Second, many of our traditional values are principles that humans, beginning at an early age, just can’t seem to disbelieve. One evidence Lewis gives for this is that even those who claim that morality is subjective are unable to actually hold to their subjectivism. As he writes, “He [the subjectivist] may break his promise to you, but if you try breaking one to him he will be complaining ‘It’s not fair’ before you can say Jack Robinson” [Lewis, Mere Christianity, 5]. Similarly, those who attempt to reject traditional morality and create their own values reveal that they believe in traditional morality by the fact that the new values they create are derived from traditional morality. A prime example of this is Friedrich Nietzsche, who perhaps came as close as any other philosopher to actually rejecting traditional morality. Although he would have certainly denied it, Nietzsche fervently held to many traditional moral values. For instance, he condemned “Christian morality” by appealing to a number of traditional moral values which he believed Christian morality violated—e.g., he condemned the Christian values of charity, equality, and justice because he believed Christians only preached and practiced these values because they were filled with hatred and resentment towards the “strong,” and because they hoped they could execute revenge on the strong by preaching and practicing these values. Likewise, he seemed to criticize the Christian value of humility because he believed that those who attempted to practice it were generally disingenuous.
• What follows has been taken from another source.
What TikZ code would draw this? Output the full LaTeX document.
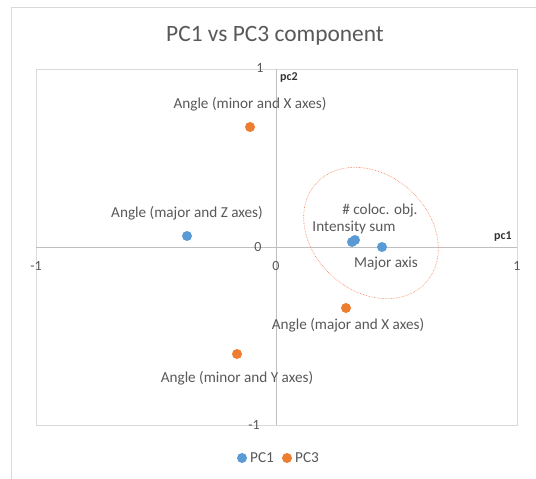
\documentclass[tikz,border=0pt]{standalone}
\usepackage{fontspec}
\setmainfont{Carlito}
\definecolor{txt}{HTML}{595959}
\definecolor{pcblue}{HTML}{5B9BD5}
\definecolor{pcorange}{HTML}{ED7D31}
\definecolor{frame}{HTML}{D9D9D9}
\definecolor{axis}{HTML}{BFBFBF}
\begin{document}
\begin{tikzpicture}[x=1pt,y=-1pt,
  lbl/.style={text=txt,font=\fontsize{15.2}{17}\selectfont,inner sep=0pt},
  tick/.style={text=txt,font=\fontsize{14}{16}\selectfont,inner sep=0pt},
  axlbl/.style={text=black!80,font=\bfseries\fontsize{12}{14}\selectfont,inner sep=0pt},
  bluedot/.style={circle,fill=pcblue,inner sep=0pt,minimum size=10pt},
  orangedot/.style={circle,fill=pcorange,inner sep=0pt,minimum size=10pt}]
\useasboundingbox (0,0) rectangle (536,479);
\fill[white] (0,0) rectangle (536,479);
% outer chart frame
\draw[frame,line width=1pt] (11,540) -- (11,7) -- (560,7);
% title
\node[text=txt,font=\fontsize{23.4}{26}\selectfont,inner sep=0pt] (title) at (275,36) {PC1 vs PC3 component};
% plot area
\draw[frame,line width=0.9pt] (36,69) rectangle (517,425);
% axes
\draw[axis,line width=0.9pt] (276.5,69) -- (276.5,425);
\draw[axis,line width=0.9pt] (36,247) -- (517,247);
% tick labels
\node[tick] (y1) at (260,68) {1};
\node[tick] (y0) at (258,247) {0};
\node[tick] (ym1) at (254,425) {-1};
\node[tick] (xm1) at (36,266) {-1};
\node[tick] (x0) at (276,266) {0};
\node[tick] (x1) at (517,266) {1};
\node[axlbl] (pc2) at (289,78) {pc2};
\node[axlbl] (pc1) at (503,237) {pc1};
% ellipse
\draw[pcorange!70!red!80,densely dotted,line width=0.6pt] (371,233) ellipse[x radius=74,y radius=58,rotate=-42];
% points
\node[bluedot] (b1) at (187,236) {};
\node[bluedot] (b2) at (352,242) {};
\node[bluedot] (b3) at (355,240) {};
\node[bluedot] (b4) at (382,247) {};
\node[orangedot] (o1) at (250,127) {};
\node[orangedot] (o2) at (346,308) {};
\node[orangedot] (o3) at (237,354) {};
% data labels
\node[lbl] (l1) at (250,104) {Angle (minor and X axes)};
\node[lbl] (l2) at (187,213) {Angle (major and Z axes)};
\node[lbl] (l3) at (380,211) {\# coloc. obj.};
\node[lbl] (l4) at (354,227) {Intensity sum};
\node[lbl] (l5) at (386,264) {Major axis};
\node[lbl] (l6) at (348,325) {Angle (major and X axes)};
\node[lbl] (l7) at (237,378) {Angle (minor and Y axes)};
% legend
\node[bluedot] (lg1) at (242,458) {};
\node[lbl,anchor=west] (lg1t) at (250,458) {PC1};
\node[orangedot] (lg2) at (287,458) {};
\node[lbl,anchor=west] (lg2t) at (295,458) {PC3};
\end{tikzpicture}
\end{document}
[iv] We should note that, like the principle of non-aggression, the majority of our most deeply held moral precepts are not universally valid. Take the prohibition against lying, for instance. Though most of us would be quick to say that lying is wrong, if push came to shove, we would admit that there are times when people are morally obligated to lie—for example, when the authorities came to Corrie ten Boom’s front door during World War II and asked if she was hiding any Jews. This, of course, does not mean that our precept against lying should be scrapped, only that it is generally, not universally, valid.

[v] Rothbard, For a New Liberty: The Libertarian Manifesto, 28-29.